_COLLECTED DATA:_
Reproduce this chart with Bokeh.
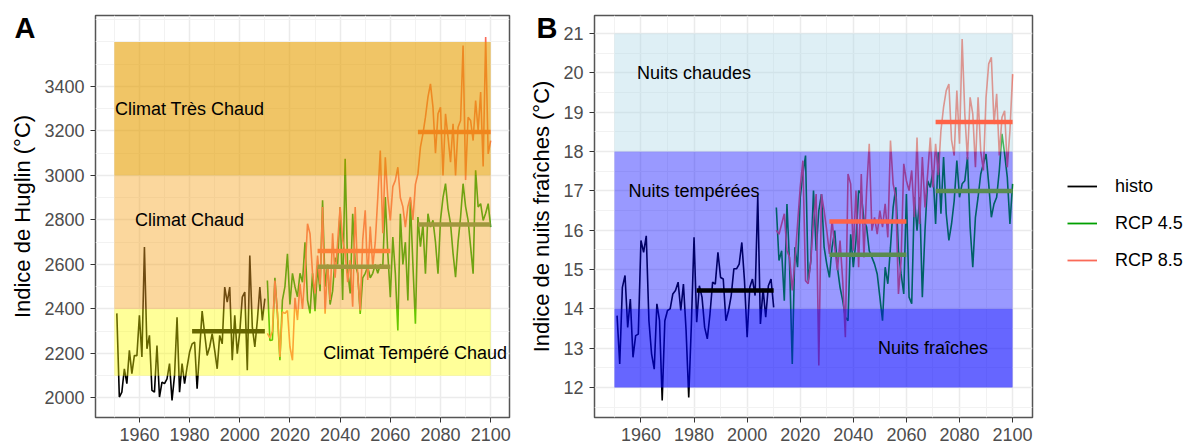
from bokeh.plotting import figure
from bokeh.models import Range1d, FixedTicker, Label, Legend, LegendItem, LinearAxis
from bokeh.layouts import row
from bokeh.embed import file_html
from bokeh.resources import INLINE

# ---------------- data ----------------
hist_years = list(range(1951, 2011))
rcp_years = list(range(2011, 2101))

huglin_histo = [2380, 2004, 2026, 2131, 2064, 2214, 2109, 2191, 2190, 2371,
                2184, 2678, 2221, 2281, 2034, 2026, 2236, 2004, 2071, 2064,
                2086, 2154, 1989, 2101, 2363, 2026, 2154, 2064, 2139, 2206,
                2243, 2251, 2041, 2214, 2390, 2289, 2191, 2229, 2289, 2214,
                2131, 2281, 2243, 2498, 2431, 2498, 2169, 2371, 2199, 2296,
                2453, 2476, 2124, 2640, 2318, 2229, 2348, 2498, 2348, 2446]
huglin_rcp45 = [2528, 2258, 2260, 2540, 2380, 2170, 2440, 2500, 2648, 2420,
                2560, 2500, 2455, 2560, 2520, 2700, 2440, 2380, 2560, 2390,
                2590, 2480, 2888, 2500, 2600, 2420, 2480, 2630, 2600, 2858,
                2440, 3075, 2570, 2470, 2828, 2600, 2560, 2378, 2540, 2560,
                2590, 2540, 2560, 2600, 2560, 2600, 2590, 2903, 2650, 2453,
                2723, 2560, 2303, 2828, 2600, 2700, 2438, 2888, 2600, 2333,
                2813, 2680, 2780, 2558, 2828, 2768, 2798, 2700, 2558, 2800,
                2900, 2963, 2850, 2783, 2650, 2543, 2700, 2813, 2963, 2860,
                2798, 2680, 2558, 3023, 2858, 2873, 2798, 2830, 2873, 2768]
huglin_rcp85 = [2290, 2270, 2300, 2528, 2384, 2184, 2386, 2380, 2393, 2230,
                2169, 2450, 2350, 2513, 2400, 2560, 2783, 2738, 2560, 2470,
                2640, 2510, 2858, 2378, 2600, 2440, 2740, 2540, 2700, 2858,
                2710, 2650, 2520, 2620, 2410, 2858, 2550, 2393, 2710, 2843,
                2530, 2770, 2590, 2700, 2900, 3112, 2740, 3082, 2900, 2798,
                2950, 2978, 3037, 2900, 2860, 2768, 2860, 2903, 2800, 2960,
                3007, 3127, 3187, 3262, 3352, 3412, 3307, 3100, 3277, 3307,
                3000, 3277, 3172, 3060, 3232, 3000, 3217, 3247, 3584, 2980,
                3262, 3247, 3157, 3337, 3202, 3375, 3040, 3622, 3097, 3157]

nuits_histo = [13.83, 12.6, 14.55, 14.85, 13.53, 14.25, 12.77, 13.32, 13.36, 15.74,
               15.44, 15.86, 13.7, 12.86, 12.47, 14.13, 13.7, 11.67, 13.7, 13.96,
               14.0, 14.38, 14.47, 14.68, 13.96, 14.63, 13.45, 11.75, 13.62, 15.82,
               13.66, 14.59, 14.3, 13.53, 13.24, 13.87, 14.68, 14.63, 15.44, 14.8,
               14.76, 13.7, 13.96, 14.34, 15.02, 15.02, 15.14, 15.69, 14.72, 13.28,
               14.55, 14.76, 14.34, 16.88, 13.62, 14.51, 13.79, 14.59, 14.76, 14.04]
nuits_rcp45 = [16.58, 15.23, 15.48, 14.21, 16.67, 15.1, 12.6, 15.57, 15.06, 16.84,
               17.43, 17.9, 14.72, 15.23, 17.01, 15.48, 16.5, 16.92, 15.57, 15.14,
               14.8, 15.57, 15.99, 15.06, 14.55, 14.21, 13.79, 13.7, 15.9, 15.06,
               15.74, 17.01, 16.92, 16.25, 16.08, 15.48, 15.31, 15.14, 14.89, 14.3,
               13.7, 15.06, 14.64, 15.57, 16.58, 17.09, 15.48, 14.89, 14.38, 16.92,
               14.3, 14.13, 16.84, 15.99, 16.84, 14.3, 15.99, 17.26, 17.09, 17.52,
               16.16, 17.98, 16.42, 17.86, 16.42, 15.74, 16.16, 16.75, 17.77, 16.84,
               17.18, 17.26, 17.86, 16.08, 15.06, 16.33, 16.84, 17.43, 17.69, 17.94,
               17.18, 16.33, 16.67, 16.84, 17.52, 18.45, 17.94, 17.35, 16.16, 17.18]
nuits_rcp85 = [16.0, 15.9, 16.16, 16.42, 15.48, 15.31, 14.47, 15.23, 16.16, 17.09,
               17.77, 14.72, 14.64, 15.23, 16.25, 16.92, 12.56, 16.92, 16.5, 15.99,
               15.4, 16.25, 15.57, 14.98, 15.74, 14.72, 13.28, 17.43, 17.18, 15.48,
               17.01, 15.06, 17.43, 15.31, 17.01, 18.2, 15.99, 16.33, 15.9, 16.5,
               16.08, 16.67, 15.82, 18.28, 17.18, 16.84, 14.38, 15.23, 17.69, 17.26,
               17.01, 17.52, 16.33, 18.36, 16.16, 17.86, 16.58, 17.43, 18.36, 17.09,
               18.2, 17.4, 18.53, 19.13, 19.55, 19.72, 18.3, 17.9, 19.55, 18.2,
               20.86, 18.96, 17.8, 19.38, 18.96, 17.6, 19.38, 18.0, 17.52, 19.38,
               20.23, 20.4, 18.7, 19.47, 17.9, 18.87, 19.04, 17.6, 18.53, 19.97]

# 30-year means: reference period and two future periods
hist_period = (1981, 2010)
fut_periods = [(2031, 2060), (2071, 2100)]
huglin_mean_histo = 2300
huglin_mean_rcp45 = [2590, 2780]
huglin_mean_rcp85 = [2660, 3195]
nuits_mean_histo = 14.47
nuits_mean_rcp45 = [15.38, 17.0]
nuits_mean_rcp85 = [16.22, 18.75]

# class bands
band_span = (1950, 2100)
huglin_bands = ["Climat Tempéré Chaud", "Climat Chaud", "Climat Très Chaud"]
huglin_bottom = [2100, 2400, 3000]
huglin_top = [2400, 3000, 3600]
huglin_label_x = [2070, 1980, 1980]
huglin_label_y = [2200, 2800, 3300]

nuits_bands = ["Nuits fraîches", "Nuits tempérées", "Nuits chaudes"]
nuits_bottom = [12, 14, 18]
nuits_top = [14, 18, 21]
nuits_label_x = [2070, 1980, 1980]
nuits_label_y = [13, 17, 20]

x_major = list(range(1960, 2101, 20))
x_minor = list(range(1950, 2100, 20))
huglin_major = list(range(2000, 3401, 200))
huglin_minor = list(range(2100, 3400, 200)) + [3500, 3600, 3700]
nuits_major = list(range(12, 22))
nuits_minor = [v + 0.5 for v in range(11, 21)]

series_names = ["histo", "RCP 4.5", "RCP 8.5"]
panel_tags = ["A", "B"]

# ---------------- styles ----------------
FONT = "Liberation Sans"
C_HIST = "black"
C_45 = "#00A000"
C_85 = "#FA6A58"
C_MEAN45 = "#5A8C50"
C_MEAN85 = "#FF6347"
H = 448


def style(p, xmaj, xmin, ymaj, ymin, ylabel):
    p.xaxis.ticker = FixedTicker(ticks=xmaj, minor_ticks=xmin)
    p.yaxis.ticker = FixedTicker(ticks=ymaj, minor_ticks=ymin)
    p.xgrid.grid_line_color = "#EBEBEB"
    p.ygrid.grid_line_color = "#EBEBEB"
    p.xgrid.grid_line_width = 1.5
    p.ygrid.grid_line_width = 1.5
    p.xgrid.minor_grid_line_color = "#F2F2F2"
    p.ygrid.minor_grid_line_color = "#F2F2F2"
    p.xgrid.minor_grid_line_width = 1
    p.ygrid.minor_grid_line_width = 1
    for ax in (p.xaxis[0], p.yaxis[0]):
        ax.axis_line_color = None
        ax.major_tick_line_color = "#333333"
        ax.major_tick_line_width = 1
        ax.major_tick_out = 5
        ax.major_tick_in = 0
        ax.minor_tick_line_color = None
        ax.major_label_text_font = FONT
        ax.major_label_text_font_size = "18px"
        ax.major_label_text_color = "#4D4D4D"
    p.xaxis.major_label_standoff = 5
    p.yaxis.major_label_standoff = 6
    p.yaxis.axis_label = ylabel
    p.yaxis.axis_label_text_font = FONT
    p.yaxis.axis_label_text_font_size = "22px"
    p.yaxis.axis_label_text_font_style = "normal"
    p.yaxis.axis_label_text_color = "black"
    p.yaxis.axis_label_standoff = 6
    p.outline_line_color = "#555555"
    p.outline_line_width = 1.5
    p.background_fill_color = "white"
    p.border_fill_color = "white"


def tag_axis(p, tag, y_at, standoff):
    # panel tag drawn as the single label of an extra, invisible left axis
    ax = LinearAxis(ticker=FixedTicker(ticks=[y_at]), major_label_overrides={y_at: tag},
                    axis_line_color=None, major_tick_line_color=None, minor_tick_line_color=None,
                    major_tick_out=0, major_tick_in=0, major_label_standoff=standoff,
                    major_label_text_font=FONT, major_label_text_font_size="29px",
                    major_label_text_font_style="bold", major_label_text_color="black")
    p.add_layout(ax, "left")


def text(p, x, y, s):
    p.add_layout(Label(x=x, y=y, text=s, text_font=FONT, text_font_size="18px",
                       text_align="center", text_baseline="middle", text_color="black"))


# ---------------- panel A ----------------
pA = figure(width=520, height=H, output_backend="svg", toolbar_location=None,
            x_range=Range1d(1942.5, 2107.5), y_range=Range1d(1912, 3719),
            min_border_left=95, min_border_right=11, min_border_top=15, min_border_bottom=31)
style(pA, x_major, x_minor, huglin_major, huglin_minor, "Indice de Huglin (°C)")

pA.line(hist_years, huglin_histo, line_color=C_HIST, line_width=1.6)
pA.line(rcp_years, huglin_rcp45, line_color=C_45, line_width=1.6)
pA.line(rcp_years, huglin_rcp85, line_color=C_85, line_width=1.6)
pA.segment(x0=[hist_period[0]], x1=[hist_period[1]], y0=[huglin_mean_histo], y1=[huglin_mean_histo],
           line_color=C_HIST, line_width=4.5)
pA.segment(x0=[a for a, b in fut_periods], x1=[b for a, b in fut_periods],
           y0=huglin_mean_rcp45, y1=huglin_mean_rcp45, line_color=C_MEAN45, line_width=4.5)
pA.segment(x0=[a for a, b in fut_periods], x1=[b for a, b in fut_periods],
           y0=huglin_mean_rcp85, y1=huglin_mean_rcp85, line_color=C_MEAN85, line_width=4.5)

band_colors_A = ["#FFFF00", "#F7A626", "#E69F00"]
band_alpha_A = [0.4, 0.45, 0.6]
for i in range(3):
    pA.quad(left=[band_span[0]], right=[band_span[1]], bottom=[huglin_bottom[i]], top=[huglin_top[i]],
            fill_color=band_colors_A[i], fill_alpha=band_alpha_A[i], line_color=None)
for i in range(3):
    text(pA, huglin_label_x[i], huglin_label_y[i], huglin_bands[i])
tag_axis(pA, panel_tags[0], 3663, -28)

# ---------------- panel B ----------------
pB = figure(width=514, height=H, output_backend="svg", toolbar_location=None,
            x_range=Range1d(1942.5, 2107.5), y_range=Range1d(11.24, 21.46),
            min_border_left=74, min_border_right=2, min_border_top=15, min_border_bottom=31)
style(pB, x_major, x_minor, nuits_major, nuits_minor, "Indice de nuits fraîches (°C)")

pB.line(hist_years, nuits_histo, line_color=C_HIST, line_width=1.6)
pB.line(rcp_years, nuits_rcp45, line_color=C_45, line_width=1.6)
pB.line(rcp_years, nuits_rcp85, line_color=C_85, line_width=1.6)

band_colors_B = ["#0000FF", "#0000FF", "#ADD8E6"]
band_alpha_B = [0.6, 0.4, 0.4]
for i in range(3):
    pB.quad(left=[band_span[0]], right=[band_span[1]], bottom=[nuits_bottom[i]], top=[nuits_top[i]],
            fill_color=band_colors_B[i], fill_alpha=band_alpha_B[i], line_color=None)

pB.segment(x0=[hist_period[0]], x1=[hist_period[1]], y0=[nuits_mean_histo], y1=[nuits_mean_histo],
           line_color=C_HIST, line_width=4.5)
pB.segment(x0=[a for a, b in fut_periods], x1=[b for a, b in fut_periods],
           y0=nuits_mean_rcp45, y1=nuits_mean_rcp45, line_color=C_MEAN45, line_width=4.5)
pB.segment(x0=[a for a, b in fut_periods], x1=[b for a, b in fut_periods],
           y0=nuits_mean_rcp85, y1=nuits_mean_rcp85, line_color=C_MEAN85, line_width=4.5)

for i in range(3):
    text(pB, nuits_label_x[i], nuits_label_y[i], nuits_bands[i])
tag_axis(pB, panel_tags[1], 21.142, -31)

# ---------------- legend (own canvas to the right of panel B) ----------------
pL = figure(width=156, height=H, output_backend="svg", toolbar_location=None,
            x_range=Range1d(0, 1), y_range=Range1d(0, 1), min_border=0)
pL.axis.visible = False
pL.grid.visible = False
pL.outline_line_color = None
pL.background_fill_color = "white"
pL.border_fill_color = "white"
key_colors = [C_HIST, C_45, C_85]
# key-only renderers: their two points lie outside this canvas' visible range
keys = [pL.line([-2, -1], [-2, -1], line_color=c, line_width=1.8) for c in key_colors]
legend = Legend(items=[LegendItem(label=series_names[i], renderers=[keys[i]]) for i in range(3)],
                location=(33, 142), label_text_font=FONT, label_text_font_size="18px",
                label_text_color="black", glyph_width=30, glyph_height=30, label_height=30,
                spacing=7, padding=10, margin=0, label_standoff=18,
                border_line_color=None, background_fill_alpha=0)
pL.add_layout(legend)

layout = row(pA, pB, pL)
open("out.html", "w").write(file_html(layout, INLINE))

_WORK INSTRUCTIONS:_ Begin at the top of the material above and output each line exactly, stopping after the line that holds "from bokeh.resources import INLINE". Leave out pictures.

_RESPONSE:_
Reproduce this chart with Bokeh.
from bokeh.plotting import figure
from bokeh.models import Range1d, FixedTicker, Label, Legend, LegendItem, LinearAxis
from bokeh.layouts import row
from bokeh.embed import file_html
from bokeh.resources import INLINE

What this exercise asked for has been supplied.